Iran Blocks Nuclear Watchdogs

This satellite image taken by Space Imaging dated Jan. 2002 reveals progress on both reactor units of the power reactor at Bushehr, Iran. Teheran television reported Thursday, Dec. 12, 2002 that Iran's Atomic Energy Council ordered a feasibility study on a second plant as the country's first nuclear power station at Bushehr prepares to go on line next year, despite U.S. concern that byproducts from Iranian plants could be used to manufacture nuclear weapons.
Iran said it would continue to block the U.N. nuclear watchdog from taking environmental samples at a particular site, setting the stage for confrontation with the world body.

The refusal, announced Friday on state television by Iran's nuclear chief, indicated a sudden hardening of Iran's attitude toward the International Atomic Energy Agency. A day earlier, Iran had said it welcomed the comments of the IAEA board meeting in Vienna and earlier this week said it was "studying positively" an IAEA report on Iran.

The head of the IAEA, Mohamed ElBaradei, had called Monday for Iran to allow the agency "to take environmental samples at the particular location where allegations about enrichment activities exist."

Agency inspectors were turned away from a site at Kalaye, west of Tehran, last week after they came to take environmental samples. Iranian officials have never publically disclosed what the Kalaye site is used for, but the country is suspected of testing nuclear centrifuges there.

In its nightly news bulletin Friday, Iranian television said the head of Iran's Atomic Energy Organization, Gholamreza Aghazadeh, would not permit environmental sampling at "some locations." It did not name the locations.

"This is contrary to agreements signed (between Iran and the IAEA) and we will not allow this," Aghazadeh said.

"We've had no problem concerning environmental samples, but we've been telling the IAEA that this location is not a nuclear location, so that if you want take environmental samples, this is outside the framework of the protocol," Aghazadeh said. He did not identify the location.

"If we accept to operate outside the framework of the protocol, it will have no ending ... and tomorrow ten other locations may be named," said Aghazadeh, who was shown speaking to a state television reporter.

The United States suspects Iran is trying to build a nuclear bomb — a charge Iran denies. The U.S. delegation to the IAEA has pushed for the agency to declare Iran in violation of the Nuclear Nonproliferation Treaty.
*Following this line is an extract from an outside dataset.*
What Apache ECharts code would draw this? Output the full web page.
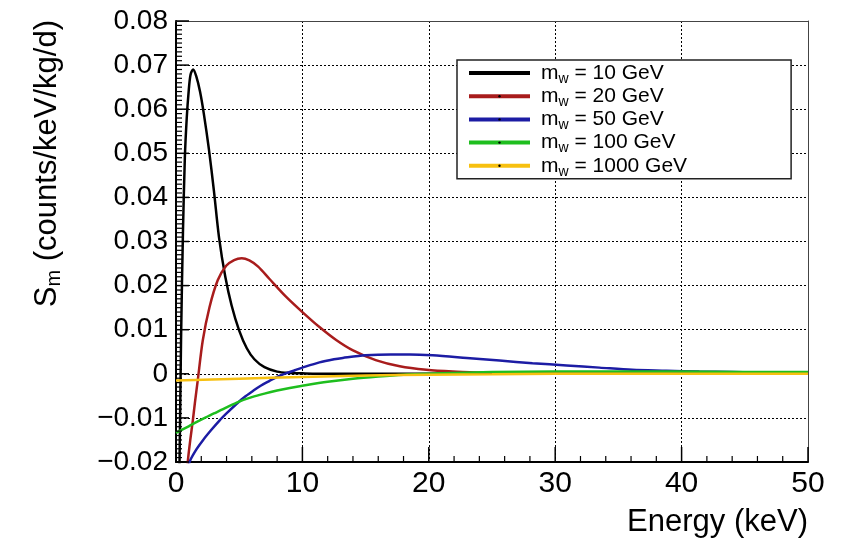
<!DOCTYPE html>
<html>
<head>
<meta charset="utf-8">
<script src="https://cdn.jsdelivr.net/npm/echarts@6.0.0/dist/echarts.min.js"></script>
<style>
  html, body { margin: 0; padding: 0; background: #ffffff; }
  #chart { width: 846px; height: 542px; }
</style>
</head>
<body>
<div id="chart"></div>
<script>
// WIMP masses (GeV) shown in the legend, one curve each
const masses = [10, 20, 50, 100, 1000];
const colors = ['#000000', '#a81c1c', '#1c1ca4', '#1ebe1e', '#f7c010'];

// Modulation amplitude S_m (counts/keV/kg/d) versus energy (keV), pairs [E, S_m]
const sm10 = [
  [0.2, -0.032], [0.28, -0.02], [0.4, 0.008], [0.55, 0.032], [0.7, 0.049], [0.85, 0.058],
  [1.0, 0.064], [1.15, 0.0678], [1.35, 0.069], [1.6, 0.0675], [1.9, 0.064], [2.2, 0.059],
  [2.6, 0.051], [3.0, 0.0415], [3.4, 0.031], [3.9, 0.022], [4.4, 0.0155], [5.0, 0.0098],
  [5.6, 0.0058], [6.2, 0.0033], [7.0, 0.0015], [8.0, 0.0005], [9.0, 0.0002], [10, 0.0001],
  [12, 0], [15, 0], [20, 0], [30, 0], [40, 0], [50, 0]
];
const sm20 = [
  [0.85, -0.024], [0.93, -0.02], [1.13, -0.015], [1.33, -0.0106], [1.5, -0.0065], [1.72, -0.0015],
  [2.12, 0.0076], [2.65, 0.0151], [3.3, 0.0212], [3.97, 0.0245], [4.6, 0.0258], [5.2, 0.0262],
  [5.8, 0.0257], [6.5, 0.0243], [7.4, 0.0215], [8.7, 0.0175], [10.0, 0.014], [11.35, 0.0106],
  [12.7, 0.0076], [14.0, 0.0053], [15.8, 0.0031], [17.7, 0.0017], [19.8, 0.0009], [21.9, 0.0005],
  [24, 0.0003], [27, 0.0001], [30, 0.00005], [35, 0], [40, 0], [45, 0], [50, 0]
];
const sm50 = [
  [1.0, -0.022], [1.07, -0.02], [1.6, -0.0172], [2.12, -0.0151], [2.8, -0.0127], [3.44, -0.0106],
  [4.1, -0.0087], [4.76, -0.0069], [5.4, -0.0053], [6.08, -0.0039], [6.7, -0.0027], [7.4, -0.0016],
  [8.0, -0.0007], [8.7, 0.0001], [9.4, 0.0008], [10.0, 0.0014], [11.35, 0.0026], [12.5, 0.0033],
  [13.2, 0.0036], [15.0, 0.0042], [17.0, 0.0044], [18.5, 0.0044], [20.3, 0.0042], [23.0, 0.0036],
  [25.6, 0.003], [28.2, 0.0024], [30.9, 0.0019], [33.5, 0.0014], [36.1, 0.0009], [38.8, 0.0007],
  [41.4, 0.0005], [44, 0.0004], [47, 0.0003], [50, 0.0003]
];
const sm100 = [
  [0, -0.0134], [1, -0.0119], [2, -0.0104], [3, -0.009], [4, -0.0076], [5, -0.0063],
  [6, -0.0053], [7, -0.0045], [8, -0.0038], [9, -0.0032], [10, -0.0027], [12, -0.0018],
  [14, -0.0011], [16, -0.0006], [18, -0.0002], [20, 0.0], [22, 0.0002], [25, 0.0004],
  [30, 0.0005], [35, 0.0005], [40, 0.0005], [45, 0.0004], [50, 0.0004]
];
const sm1000 = [
  [0, -0.0015], [5, -0.0011], [10, -0.0007], [15, -0.0004], [20, -0.0002], [25, -0.0001],
  [30, 0], [40, 0], [50, 0]
];

const curves = [sm10, sm20, sm50, sm100, sm1000];

// Axis ranges
const X_MIN = 0, X_MAX = 50, X_STEP = 10, X_MINOR = 5;
const Y_MIN = -0.02, Y_MAX = 0.08, Y_STEP = 0.01, Y_MINOR = 10;

const FONT = 'Liberation Sans, Arial, Helvetica, sans-serif';

// Inward tick marks along the bottom and left edges: [value, length, edge(0 = bottom, 1 = left)]
const tickMarks = [];
const nx = Math.round((X_MAX - X_MIN) / X_STEP) * X_MINOR;
for (let i = 0; i <= nx; i++) {
  const v = X_MIN + i * X_STEP / X_MINOR;
  tickMarks.push([+v.toFixed(4), i % X_MINOR === 0 ? 15 : 6, 0]);
}
const ny = Math.round((Y_MAX - Y_MIN) / Y_STEP) * Y_MINOR;
for (let i = 0; i <= ny; i++) {
  const v = Y_MIN + i * Y_STEP / Y_MINOR;
  tickMarks.push([+v.toFixed(5), i % Y_MINOR === 0 ? 13 : 6, 1]);
}

const chart = echarts.init(document.getElementById('chart'), null, { renderer: 'canvas' });

const series = masses.map((m, i) => ({
  name: String(m),
  type: 'line',
  xAxisIndex: 0,
  yAxisIndex: 0,
  data: curves[i],
  smooth: 0.3,
  symbol: 'circle',
  showSymbol: false,
  clip: true,
  lineStyle: { color: colors[i], width: 2.5 },
  itemStyle: { color: colors[i] },
  emphasis: { disabled: true },
  z: 2 + i
}));

series.push({
  name: 'ticks',
  type: 'custom',
  coordinateSystem: 'cartesian2d',
  xAxisIndex: 0,
  yAxisIndex: 0,
  silent: true,
  clip: false,
  z: 8,
  data: tickMarks,
  renderItem: (params, api) => {
    const v = api.value(0);
    const len = api.value(1);
    const edge = api.value(2);
    const style = { stroke: '#000', lineWidth: len > 8 ? 1.5 : 1.2 };
    if (edge === 0) {
      const p = api.coord([v, Y_MIN]);
      return { type: 'line', shape: { x1: p[0], y1: p[1], x2: p[0], y2: p[1] - len }, style: style };
    }
    const p = api.coord([X_MIN, v]);
    return { type: 'line', shape: { x1: p[0], y1: p[1], x2: p[0] + len, y2: p[1] }, style: style };
  }
});

const xRange = { type: 'value', min: X_MIN, max: X_MAX, interval: X_STEP };
const yRange = { type: 'value', min: Y_MIN, max: Y_MAX, interval: Y_STEP };

// Top and right axes only close the frame
const frameAxis = {
  axisLine: { show: true, onZero: false, lineStyle: { color: '#444', width: 1 } },
  axisTick: { show: false },
  minorTick: { show: false },
  axisLabel: { show: false },
  splitLine: { show: false }
};

const option = {
  animation: false,
  backgroundColor: '#ffffff',
  grid: { left: 176, right: 38, top: 21, bottom: 80 },
  xAxis: [
    Object.assign({}, xRange, {
      position: 'bottom',
      axisLine: { show: true, onZero: false, lineStyle: { color: '#000', width: 2 } },
      axisTick: { show: false },
      minorTick: { show: false },
      splitLine: { show: true, lineStyle: { color: '#000', type: [2, 2], width: 1 } },
      axisLabel: { fontSize: 30, color: '#000', margin: 7, fontFamily: FONT }
    }),
    Object.assign({}, xRange, { position: 'top' }, frameAxis)
  ],
  yAxis: [
    Object.assign({}, yRange, {
      position: 'left',
      axisLine: { show: true, onZero: false, lineStyle: { color: '#000', width: 2 } },
      axisTick: { show: false },
      minorTick: { show: false },
      splitLine: { show: true, lineStyle: { color: '#000', type: [2, 2], width: 1 } },
      axisLabel: {
        fontSize: 28, color: '#000', margin: 8, fontFamily: FONT,
        formatter: v => (Math.abs(v) < 1e-9 ? '0' : v.toFixed(2).replace('-', '\u2212'))
      }
    }),
    Object.assign({}, yRange, { position: 'right' }, frameAxis)
  ],
  legend: {
    left: 457, top: 60, orient: 'vertical',
    itemWidth: 61, itemHeight: 3, itemGap: -2.8,
    padding: [0, 104, 0, 10],
    backgroundColor: '#ffffff', borderColor: '#222', borderWidth: 1.5,
    selectedMode: false,
    data: masses.map(String),
    lineStyle: { width: 4 },
    itemStyle: { color: '#000', borderWidth: 0 },
    formatter: name => '{p|m}{b|w}{a| = ' + name + ' GeV}',
    textStyle: {
      color: '#000', fontFamily: FONT, fontSize: 21,
      rich: {
        p: { fontSize: 21, lineHeight: 23.5, fontFamily: FONT, color: '#000', padding: [0, 0, 0, 6] },
        b: { fontSize: 14, lineHeight: 11.5, fontFamily: FONT, color: '#000', padding: [12, 0, 0, 0] },
        a: { fontSize: 21, lineHeight: 23.5, fontFamily: FONT, color: '#000' }
      }
    },
    z: 10
  },
  graphic: [
    {
      type: 'text', x: 47, y: 20, rotation: Math.PI / 2, silent: true,
      style: {
        text: '{s|S}{m|m}{s| (counts/keV/kg/d)}',
        align: 'right', verticalAlign: 'middle', fill: '#000',
        fontFamily: FONT, fontSize: 31,
        rich: {
          s: { fontSize: 31, fontFamily: FONT, fill: '#000' },
          m: { fontSize: 20, fontFamily: FONT, fill: '#000', padding: [14, 0, 0, 0] }
        }
      }
    },
    {
      type: 'text', x: 808, y: 522, silent: true,
      style: {
        text: 'Energy (keV)', align: 'right', verticalAlign: 'middle',
        fill: '#000', fontFamily: FONT, fontSize: 31
      }
    }
  ],
  series: series
};

chart.setOption(option);
</script>
</body>
</html>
In Moscow, Russian President Vladimir Putin said Friday Iran was not trying to make nuclear weapons and he warned against pressuring Russia to end its nuclear cooperation with Iran.

Putin said Iranian President Mohammad Khatami had assured him in a telephone call two days ago that his country is not seeking to develop nuclear weapons and that it was prepared to sign any protocols required by the IAEA.

"The Iranian leadership is ready to fully meet all the IAEA demands regarding control over its nuclear program," Putin said.

At the end of a four-day board meeting in Vienna on Thursday, the IAEA urged Iran to stop enriching nuclear fuel and to allow greater access to its nuclear facilities.

The IAEA said it expected Iran "to grant the agency all access deemed necessary" to defuse suspicions Tehran is operating a clandestine nuclear weapons program.

Aghazadeh did not respond Friday to the IAEA demand for a cessation of uranium enrichment.

IAEA inspectors are expected to return to Iran next month in what will be the first test of Tehran's willingness to comply with the agency's requests.

"I trust, I expect, that Iran will enable us to do all that we need to do," ElBaradei said during this week's board meeting.

Iran says its nuclear program is designed solely to produce electrical energy, particularly after its oil wells run dry.

At the European summit in Porto Carras, Greece, EU leaders said Friday they were "seriously concerned" about the nuclear programs of Iran and North Korea.

In a final statement, the leaders called on Khatami to make good his commitment to "full transparency" on Iran's nuclear program.

In London, the U.S. undersecretary of state for arms control, John Bolton, said U.S. President George W. Bush was not considering military action to stop Iran from developing nuclear weapons, but force remained an option.

"The president has repeatedly said that all options are on the table. But that is not only not our preference, it is far, far from our minds," Bolton told British Broadcasting Corp. radio on Friday.